Having been on a disastrous houseboat holiday some years ago, where it rained for four solid days and I ended up falling out with my barge-mates, I had been somewhat sceptical about this programme. But I thought I’d give it a go, just for a few minutes… and I found myself totally mesmerised. Everything just slowed down, and I was drawn in to this sleepy world where two ducks swimming past became a real event, and a swan taking off a spectacular highlight.
So much of life these days happens at a frantic pace. We are getting used to a world where everything happens at top speed, and in our rushing and hurrying it is easy to lose sight of the things that matter, or to dismiss them as having no relevance to our superfast lives. This quirky little canal boat programme reminded me how vital it is sometimes to sit still, or walk slowly, and take stock – to appreciate the things, especially nature, around us.
I have just started work here at Bodnant Garden and I’m still pinching myself – I cannot believe how lucky I am to be working in such an outstandingly beautiful place. I am amazed at the colours of the rhododendrons and azaleas, and incredulous at the height and age of the trees, which were here long before any of us, and which will outlive all of us.
I am humbled by the efforts of the plant hunters and the horticulturalists who created this garden long ago, knowing that by the time their work came to fruition they would be long dead. What a deep connection to the natural world, what incredible foresight and what generosity of spirit they must have had.
What is also astounding about the garden is the rate at which it changes. The wonderfully –named Tristan Gooley, in his book How to Connect with Nature sums this up beautifully –
“Colours, smells and sounds swirl through daily and annual patterns, putting in displays then disappearing with promises to return in new clothes. There is the regularity of a solar drum behind all the changes, but this regularity passes through the individual kaleidoscope that is our locality. Time makes both sense and madness of each place and moment. The only certainty is that you will only get one opportunity to experience each scene exactly the way it is. It will be different if you return in ten months or in ten minutes”

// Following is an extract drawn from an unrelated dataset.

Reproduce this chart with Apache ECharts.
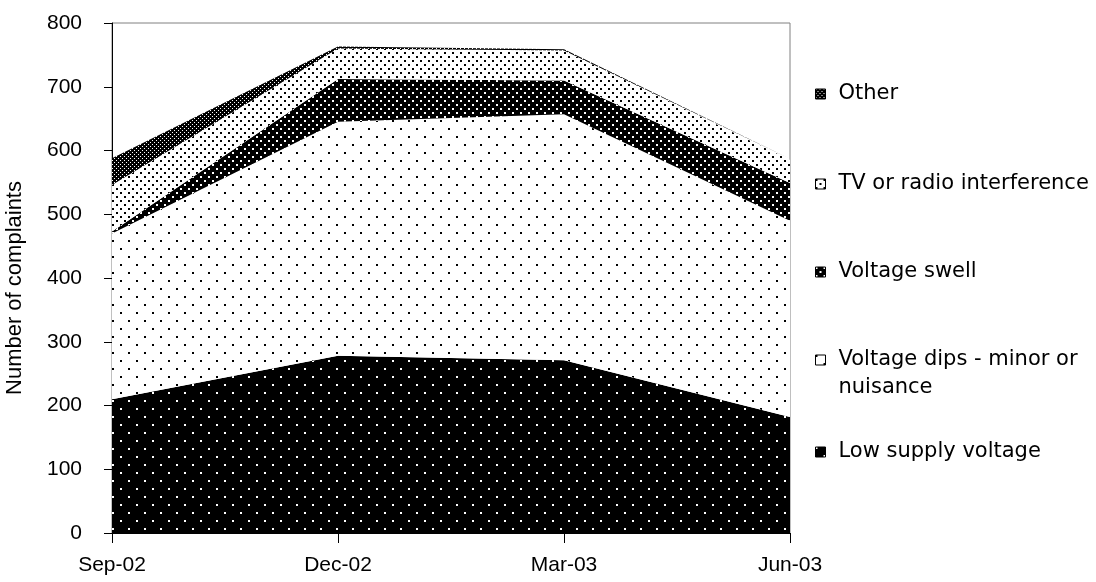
<!DOCTYPE html>
<html>
<head>
<meta charset="utf-8">
<script src="https://cdn.jsdelivr.net/npm/echarts@6/dist/echarts.min.js"></script>
<style>html,body{margin:0;padding:0;background:#fff}#c{width:1096px;height:582px}</style>
</head>
<body>
<div id="c"></div>
<script>
const categories = ['Sep-02', 'Dec-02', 'Mar-03', 'Jun-03'];
const lowSupply = [210, 278, 271, 182];
const voltageDips = [260, 367, 386, 308];
const voltageSwell = [3, 67, 53, 59];
const tvRadio = [73, 48, 47, 36];
const other = [42, 3, 2, 2];
const yTicks = [0, 100, 200, 300, 400, 500, 600, 700, 800];

function tile(w, h, bg, fg, dots, sz) {
  const c = document.createElement('canvas');
  c.width = w; c.height = h;
  const g = c.getContext('2d');
  g.fillStyle = bg; g.fillRect(0, 0, w, h);
  g.fillStyle = fg;
  dots.forEach(d => g.fillRect(d[0], d[1], sz, sz));
  return { image: c, repeat: 'repeat' };
}
const pLow = tile(16, 16, '#000', '#fff', [[0, 0], [8, 8]], 2);
const pDips = tile(16, 16, '#fff', '#000', [[0, 0], [8, 8]], 2);
const pSwell = tile(8, 8, '#000', '#fff', [[0, 0], [4, 4]], 2);
const pTv = tile(8, 8, '#fff', '#000', [[0, 0], [4, 4]], 2);
const pOther = tile(4, 4, '#000', '#fff', [[0, 0], [2, 2]], 1);

const AX = 'Liberation Sans, Arial, sans-serif';
const LG = 'DejaVu Sans, sans-serif';

function mkSeries(name, data, pat) {
  return {
    name, type: 'line', stack: 'total', data,
    showSymbol: false, symbol: 'none',
    lineStyle: { width: 0 },
    itemStyle: { color: pat },
    areaStyle: { color: pat, opacity: 1 },
    emphasis: { disabled: true }
  };
}
function mkLegend(name, pat, top, fmt) {
  return {
    data: [{ name, icon: 'rect', itemStyle: { color: pat, borderColor: '#000', borderWidth: 1 } }],
    orient: 'vertical', left: 815, top, padding: 0,
    itemWidth: 10, itemHeight: 10,
    formatter: fmt || (n => n),
    textStyle: {
      fontFamily: LG, fontSize: 21, color: '#000', lineHeight: 28, padding: [0, 0, 0, 8],
      rich: {
        e: { fontFamily: LG, fontSize: 21, lineHeight: 28 },
        a: { fontFamily: LG, fontSize: 21, lineHeight: 28, color: '#000' }
      }
    }
  };
}

const chart = echarts.init(document.getElementById('c'), null, { renderer: 'canvas' });
chart.setOption({
  animation: false,
  grid: { left: 112, right: 306, top: 23, bottom: 49, show: true, borderColor: '#808080', borderWidth: 1,
          containLabel: false, outerBoundsMode: 'none' },
  xAxis: {
    type: 'category', data: categories, boundaryGap: false,
    axisLine: { lineStyle: { color: '#000', width: 1 } },
    axisTick: { length: 10, lineStyle: { color: '#000' }, alignWithLabel: true },
    axisLabel: { fontFamily: AX, fontSize: 21, color: '#000', margin: 22 },
    splitLine: { show: false }
  },
  yAxis: {
    type: 'value', min: yTicks[0], max: yTicks[yTicks.length - 1], interval: 100,
    name: 'Number of complaints', nameLocation: 'middle', nameGap: 86,
    nameTextStyle: { fontFamily: AX, fontSize: 22, color: '#000', padding: [0, 20, 0, 0] },
    axisLine: { show: true, lineStyle: { color: '#000', width: 1 } },
    axisTick: { show: true, length: 8, lineStyle: { color: '#000' } },
    axisLabel: { fontFamily: AX, fontSize: 21, color: '#000', margin: 30 },
    splitLine: { show: false }
  },
  legend: [
    mkLegend('Other', pOther, 80),
    mkLegend('TV or radio interference', pTv, 170),
    mkLegend('Voltage swell', pSwell, 258),
    mkLegend('Voltage dips - minor or nuisance', pDips, 360 - 42,
      () => '{e| }\n{a|Voltage dips - minor or}\n{a|nuisance}'),
    mkLegend('Low supply voltage', pLow, 438)
  ],
  series: [
    mkSeries('Low supply voltage', lowSupply, pLow),
    mkSeries('Voltage dips - minor or nuisance', voltageDips, pDips),
    mkSeries('Voltage swell', voltageSwell, pSwell),
    mkSeries('TV or radio interference', tvRadio, pTv),
    mkSeries('Other', other, pOther)
  ]
});
</script>
</body>
</html>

It’s vital, then, to take time to appreciate each scene. Maybe just for a moment, find a quiet spot in the garden, stand still and just take in the sights, the scents, the sounds all around you. Connect yourself with nature and feel the absolutely incredible power, the life-force that is at work silently all around you, but which we so often miss while keeping an eye on the children, or chatting to our friends, or searching for that special plant. The garden will never, ever be exactly the same again as in that moment.
So, like the barge on the Kennet and Avon canal, it is vital, every now and then, to drop into a slower gear, to put life into slow motion, to be still and peaceful for a while, and to take in the beauty around us. In doing this, we will begin to find awe and wonder in the most everyday of scenes, and a deeper and richer connection with the natural world.